DETROIT – According to the calendar hanging in his mother’s kitchen, Bradley Buckland, 22, should have been home on the Buttons Road in Detroit Saturday. He should have been enjoying the company of his young wife, his parents and siblings. He should have been riding in his 1970 Corvette, the car that his father spent the last year lovingly restoring for him.
Instead, the young U.S. Army infantryman recently was ordered to extend his tour of duty in Iraq, and on Saturday, two weeks after he originally was scheduled to return home, Buckland was shot by a sniper.
Early today he was to be flown in stable but critical condition from Germany to Walter Reed Army Medical Center in Washington, D.C., where his father, Greg, mother, Pam, and wife, Jennifer, 19, were to be waiting for him.
On Monday, Pam Buckland was busy packing belongings for the trip. Jennifer Buckland was curled up on the sofa. Greg Buckland was taking a nap. “Nobody slept last night,” Pam said, the weariness and worry evident on her face.
Outside the home, a bright yellow ribbon flapped from a tree by the driveway, but inside, the mood was somber. Pam sat on the living room floor with the family dog in her lap, absently smoothing the pile of the carpet as she talked.
“Greg knew the minute the phone rang,” she said. The call came at 8:45 a.m. Sunday and when the sound of the phone broke the usual Sunday morning quiet, her husband said, “I don’t like the sound of that,” Pam recalled.
Jennifer Buckland said she had talked to her husband by telephone Saturday night, but something kept nagging at her and she had lain awake all night. “Somehow I knew, I guess,” she said.
Pam Buckland said the sniper’s bullet “smashed through Bradley’s hip, went through his large intestine, small intestine and bowels, and then exited through his stomach.” She said he underwent six hours of emergency surgery in Baghdad and then was airlifted to Germany where he was stabilized. Medical officials are keeping her son in a drug-induced coma, she said.
Bradley Buckland graduated from Maine Central Institute in 2003. He played the electric bass guitar and saxophone in the band.
“The military had been his dream since he was a boy,” his mother said. “But he had asthma and the Army refused him. He spent an entire summer running to build up his lung capacity, and they eventually took him.”
Back in Detroit on leave last Christmas, Buckland married Jennifer, who he had met when both worked at Shop ‘n Save in Newport.
“He was ready to come home,” Pam Buckland said. “He didn’t talk about [his experiences] much with me, mostly with his dad. But he had seen so much.”
Buckland said that her son’s year of overseas duty was up on Oct. 1 but that he received notification a month ago that all tours had been extended by 90 days. His return date was then shifted to Nov. 22. Bradley Buckland’s home base is Fort Hood at Killeen, Texas.
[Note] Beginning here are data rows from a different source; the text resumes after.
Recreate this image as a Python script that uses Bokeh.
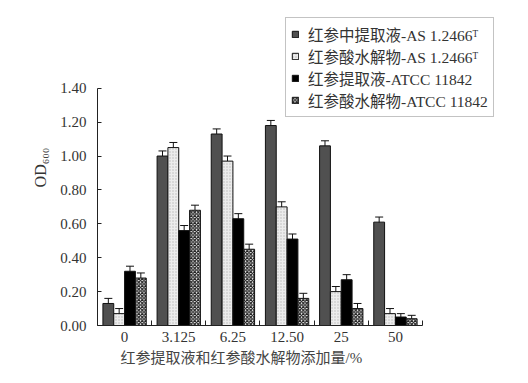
import numpy as np
from bokeh.plotting import figure
from bokeh.models import (ColumnDataSource, Whisker, TeeHead, Legend, LegendItem,
                          FixedTicker, Title, CustomJSTickFormatter, NumeralTickFormatter)
from bokeh.embed import file_html
from bokeh.resources import INLINE

categories = ["0", "3.125", "6.25", "12.50", "25", "50"]
series_names = ["红参中提取液-AS 1.2466ᵀ", "红参酸水解物-AS 1.2466ᵀ",
                "红参提取液-ATCC 11842", "红参酸水解物-ATCC 11842"]
s1 = [0.13, 1.00, 1.13, 1.18, 1.06, 0.61]
s2 = [0.07, 1.05, 0.97, 0.70, 0.20, 0.07]
s3 = [0.32, 0.56, 0.63, 0.51, 0.27, 0.05]
s4 = [0.28, 0.68, 0.45, 0.16, 0.10, 0.04]
e1 = [0.03, 0.03, 0.03, 0.03, 0.03, 0.03]
e2 = [0.03, 0.03, 0.03, 0.03, 0.03, 0.03]
e3 = [0.03, 0.03, 0.03, 0.03, 0.03, 0.02]
e4 = [0.03, 0.03, 0.03, 0.03, 0.03, 0.02]
y_ticks = [0.0, 0.2, 0.4, 0.6, 0.8, 1.0, 1.2, 1.4]
y_label = "OD₆₀₀"
x_title = "红参提取液和红参酸水解物添加量/%"

SERIF = "'Liberation Serif', 'Times New Roman', 'Noto Sans CJK SC', serif"

p = figure(width=520, height=375, output_backend="svg", toolbar_location=None,
           x_range=(-0.5, 7.217), y_range=(0, 1.8647),
           min_border_left=97, min_border_right=5, min_border_top=9, min_border_bottom=50)
p.outline_line_color = None
p.xgrid.visible = False
p.ygrid.visible = False

n = len(categories)
idx = np.arange(n)
offsets = [-0.3, -0.1, 0.1, 0.3]
vals = [s1, s2, s3, s4]
errs = [e1, e2, e3, e4]
styles = [
    dict(fill_color="#505050"),
    dict(fill_color="#ececec", hatch_pattern="dot", hatch_color="#b8b8b8", hatch_scale=3, hatch_weight=1),
    dict(fill_color="#000000"),
    dict(fill_color="#ffffff", hatch_pattern="diagonal_cross", hatch_color="#222222", hatch_scale=3.5, hatch_weight=1.3),
]
items = []
for k in range(4):
    v = np.array(vals[k]); e = np.array(errs[k])
    src = ColumnDataSource(dict(x=idx + offsets[k], top=v, upper=v + e, lower=v - e))
    r = p.vbar(x="x", top="top", width=0.2, bottom=0, source=src,
               line_color="#111111", line_width=1, **styles[k])
    items.append(LegendItem(label=series_names[k], renderers=[r]))
    w = Whisker(base="x", upper="upper", lower="lower", source=src,
                line_color="#111111", line_width=1,
                upper_head=TeeHead(size=8, line_color="#111111", line_width=1),
                lower_head=TeeHead(size=8, line_color="#111111", line_width=1))
    p.add_layout(w)

# axes
p.yaxis.ticker = FixedTicker(ticks=y_ticks)
p.yaxis.formatter = NumeralTickFormatter(format="0.00")
p.yaxis.bounds = (0, 1.4)
p.yaxis.major_tick_in = 4
p.yaxis.major_tick_out = 0
p.yaxis.minor_tick_line_color = None
p.yaxis.axis_line_color = "#222222"
p.yaxis.major_tick_line_color = "#222222"
p.yaxis.major_label_text_font = SERIF
p.yaxis.major_label_text_font_size = "15px"
p.yaxis.major_label_text_color = "#333333"
p.yaxis.major_label_standoff = 11
p.yaxis.axis_label = y_label
p.yaxis.axis_label_text_font = SERIF
p.yaxis.axis_label_text_font_size = "16px"
p.yaxis.axis_label_text_font_style = "normal"
p.yaxis.axis_label_text_color = "#333333"
p.yaxis.axis_label_standoff = 8

boundaries = [i + 0.5 for i in range(-1, n)]
p.xaxis.ticker = FixedTicker(ticks=list(idx), minor_ticks=boundaries)
p.xaxis.formatter = CustomJSTickFormatter(args=dict(labels=categories),
                                          code="return labels[Math.round(tick)] || '';")
p.xaxis.bounds = (-0.5, n - 0.5)
p.xaxis.major_tick_in = 0
p.xaxis.major_tick_out = 0
p.xaxis.minor_tick_in = 5
p.xaxis.minor_tick_out = 0
p.xaxis.minor_tick_line_color = "#222222"
p.xaxis.axis_line_color = "#222222"
p.xaxis.major_label_text_font = SERIF
p.xaxis.major_label_text_font_size = "15px"
p.xaxis.major_label_text_color = "#333333"
p.xaxis.major_label_standoff = 6

t = Title(text=x_title, align="left", offset=23, text_font=SERIF, text_font_size="15px",
          text_font_style="normal", text_color="#444444", standoff=6)
p.add_layout(t, "below")

legend = Legend(items=items, location=(188, 208))
legend.label_text_font = SERIF
legend.label_text_font_size = "15.5px"
legend.label_text_color = "#333333"
legend.glyph_width = 8
legend.glyph_height = 8
legend.label_height = 18
legend.label_standoff = 9
legend.spacing = 0
legend.padding = 5
legend.margin = 0
legend.border_line_color = "#888888"
legend.border_line_width = 1
legend.background_fill_alpha = 1
p.add_layout(legend)

open("out.html", "w").write(file_html(p, INLINE))
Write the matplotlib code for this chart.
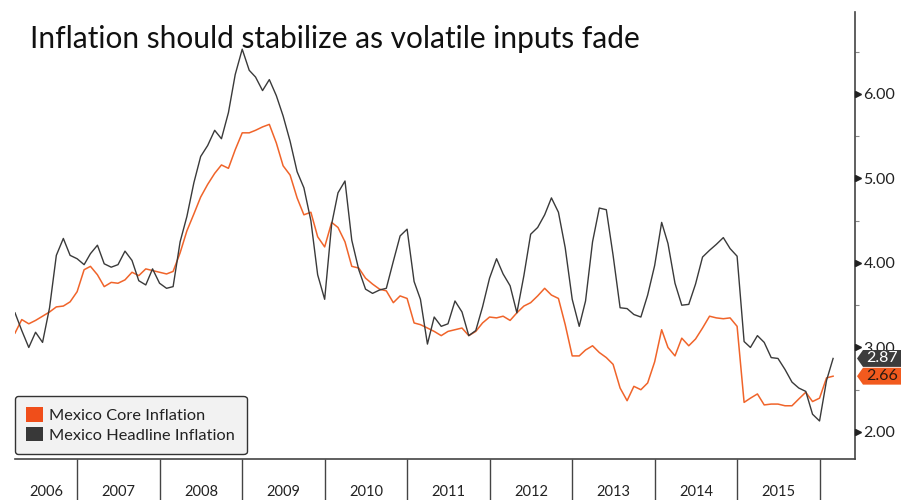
import numpy as np
import pandas as pd
import matplotlib
matplotlib.use("Agg")
import matplotlib.pyplot as plt
from matplotlib.patches import Patch, Polygon

plt.rcParams["font.family"] = ["Lato", "DejaVu Sans"]

# monthly year-over-year inflation, Mar 2006 .. Feb 2016
dates = pd.date_range("2006-03-31", "2016-02-29", freq="ME")

headline = [
    3.41, 3.20, 3.00, 3.18, 3.06, 3.47, 4.09, 4.29, 4.09, 4.05,
    3.98, 4.11, 4.21, 3.99, 3.95, 3.98, 4.14, 4.03, 3.79, 3.74, 3.93, 3.76,
    3.70, 3.72, 4.25, 4.55, 4.95, 5.26, 5.39, 5.57, 5.47, 5.78, 6.23, 6.53,
    6.28, 6.20, 6.04, 6.17, 5.98, 5.74, 5.44, 5.08, 4.89, 4.50, 3.86, 3.57,
    4.46, 4.83, 4.97, 4.27, 3.92, 3.69, 3.64, 3.68, 3.70, 4.02, 4.32, 4.40,
    3.78, 3.57, 3.04, 3.36, 3.25, 3.28, 3.55, 3.42, 3.14, 3.20, 3.48, 3.82,
    4.05, 3.87, 3.73, 3.41, 3.85, 4.34, 4.42, 4.57, 4.77, 4.60, 4.18, 3.57,
    3.25, 3.55, 4.25, 4.65, 4.63, 4.09, 3.47, 3.46, 3.39, 3.36, 3.62, 3.97,
    4.48, 4.23, 3.76, 3.50, 3.51, 3.75, 4.07, 4.15, 4.22, 4.30, 4.17, 4.08,
    3.07, 3.00, 3.14, 3.06, 2.88, 2.87, 2.74, 2.59, 2.52, 2.48, 2.21, 2.13,
    2.61, 2.87,
]

core = [
    3.17, 3.33, 3.28, 3.32, 3.37, 3.42, 3.48, 3.49, 3.54, 3.66,
    3.92, 3.96, 3.86, 3.72, 3.77, 3.76, 3.80, 3.89, 3.85, 3.93, 3.91, 3.89,
    3.87, 3.90, 4.12, 4.38, 4.58, 4.78, 4.93, 5.06, 5.16, 5.12, 5.34, 5.54,
    5.54, 5.57, 5.61, 5.64, 5.42, 5.15, 5.04, 4.77, 4.57, 4.60, 4.31, 4.19,
    4.48, 4.42, 4.25, 3.96, 3.94, 3.82, 3.75, 3.69, 3.67, 3.53, 3.61, 3.58,
    3.29, 3.27, 3.23, 3.19, 3.14, 3.19, 3.21, 3.23, 3.14, 3.19, 3.29, 3.36,
    3.35, 3.37, 3.32, 3.41, 3.49, 3.53, 3.61, 3.70, 3.62, 3.58, 3.27, 2.90,
    2.90, 2.97, 3.02, 2.94, 2.88, 2.80, 2.52, 2.37, 2.54, 2.50, 2.58, 2.83,
    3.21, 3.00, 2.90, 3.11, 3.02, 3.10, 3.23, 3.37, 3.35, 3.34, 3.35, 3.25,
    2.35, 2.40, 2.45, 2.32, 2.33, 2.33, 2.31, 2.31, 2.39, 2.47, 2.36, 2.40,
    2.64, 2.66,
]

years = list(range(2006, 2016))
y_ticks = [2.0, 3.0, 4.0, 5.0, 6.0]

ORANGE = "#F0642A"
DARK = "#3A3A3A"
TEXT = "#222222"

fig = plt.figure(figsize=(9.01, 5.0), dpi=100)
ax = fig.add_axes([15 / 901, 41 / 500, 840 / 901, 447 / 500])

ax.plot(dates, core, color=ORANGE, lw=1.1, label="Mexico Core Inflation", zorder=3)
ax.plot(dates, headline, color=DARK, lw=1.0, label="Mexico Headline Inflation", zorder=3)

x0 = dates[0]
x1 = pd.Timestamp("2016-06-05")
ax.set_xlim(x0, x1)
ax.set_ylim(1.68, 6.97)

for side in ("left", "top"):
    ax.spines[side].set_visible(False)
for side in ("right", "bottom"):
    ax.spines[side].set_color("#444444")
    ax.spines[side].set_linewidth(1.2)

# x axis: year separators as long ticks, year names centred between them
seps = [pd.Timestamp(f"{y}-01-01") for y in years[1:]] + [pd.Timestamp("2016-01-01")]
ax.set_xticks(seps)
ax.set_xticklabels([])
ax.tick_params(axis="x", which="major", length=30, width=1.0, color="#444444", direction="out")

centres = []
edges = [x0] + seps
for a, b in zip(edges[:-1], edges[1:]):
    centres.append(a + (b - a) / 2)
ax.set_xticks(centres, minor=True)
ax.set_xticklabels([str(y) for y in years], minor=True, fontsize=10.5, color=TEXT)
ax.tick_params(axis="x", which="minor", length=0, pad=18.5)

# y axis on the right
ax.yaxis.tick_right()
ax.set_yticks(y_ticks)
ax.set_yticklabels([f"{v:.2f}" for v in y_ticks], fontsize=11.5, color=TEXT)
ax.set_yticks(np.arange(2.5, 7.0, 1.0), minor=True)
ax.tick_params(axis="y", which="major", length=0, pad=6)
ax.tick_params(axis="y", which="minor", length=3, width=0.8, color="#888888", direction="out")

ytrans = ax.get_yaxis_transform()
ax.plot([1.0035] * len(y_ticks), y_ticks, ">", ms=5, color="#222222",
        transform=ytrans, clip_on=False, zorder=4)

# last-value tags
for val, face, fg in [(headline[-1], "#3C3C3C", "white"), (core[-1], "#F25A1E", "#2A1A10")]:
    h = 0.1
    pts = [(1.0024, val), (1.0095, val + h), (1.06, val + h), (1.06, val - h), (1.0095, val - h)]
    ax.add_patch(Polygon(pts, closed=True, facecolor=face, edgecolor="none",
                         transform=ytrans, clip_on=False, zorder=6))
    ax.text(1.032, val, f"{val:.2f}", transform=ytrans, ha="center", va="center",
            fontsize=11.5, color=fg, zorder=7)

handles = [Patch(facecolor="#F04E1A", edgecolor="none", label="Mexico Core Inflation"),
           Patch(facecolor="#383838", edgecolor="none", label="Mexico Headline Inflation")]
leg = ax.legend(handles=handles, loc="lower left", bbox_to_anchor=(0.0, 0.011),
                fontsize=11.8, handlelength=1.0, handleheight=1.0, handletextpad=0.4,
                labelspacing=0.2, borderpad=0.7, borderaxespad=0.0,
                fancybox=True, framealpha=1.0)
leg.get_frame().set_facecolor("#F2F2F2")
leg.get_frame().set_edgecolor("#333333")
leg.get_frame().set_linewidth(1.0)
for t in leg.get_texts():
    t.set_color(TEXT)

fig.text(30 / 901, 1 - 48 / 500, "Inflation should stabilize as volatile inputs fade",
         fontsize=21.5, color="#111111", va="baseline", ha="left")

fig.savefig("out.png", dpi=100)
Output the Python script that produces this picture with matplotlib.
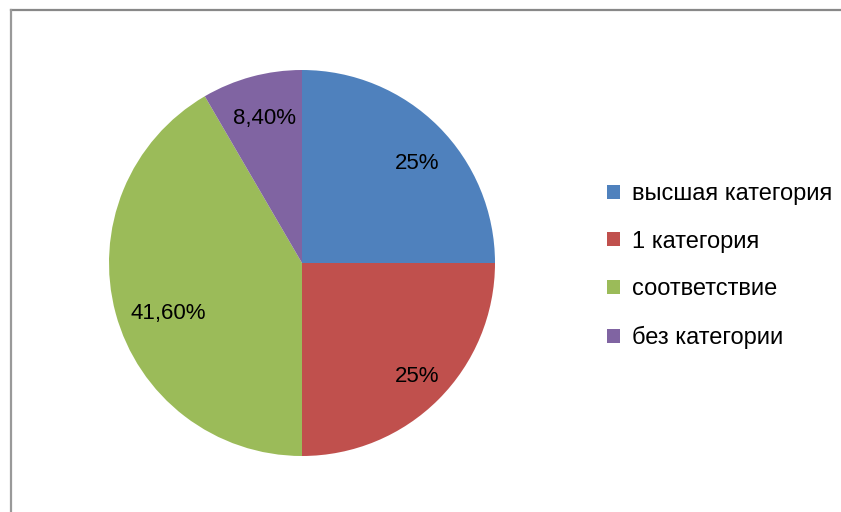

The Army paid for three family members to fly to Walter Reed where Buckland said her son will undergo at least one more surgery. “And then they will try to get him up and eat and walk,” she said.
“The first thing he is going to ask for is pizza,” she said, flashing what was likely her only smile of the day.
Buckland said that what her family needed most right now were prayers for her son’s recovery.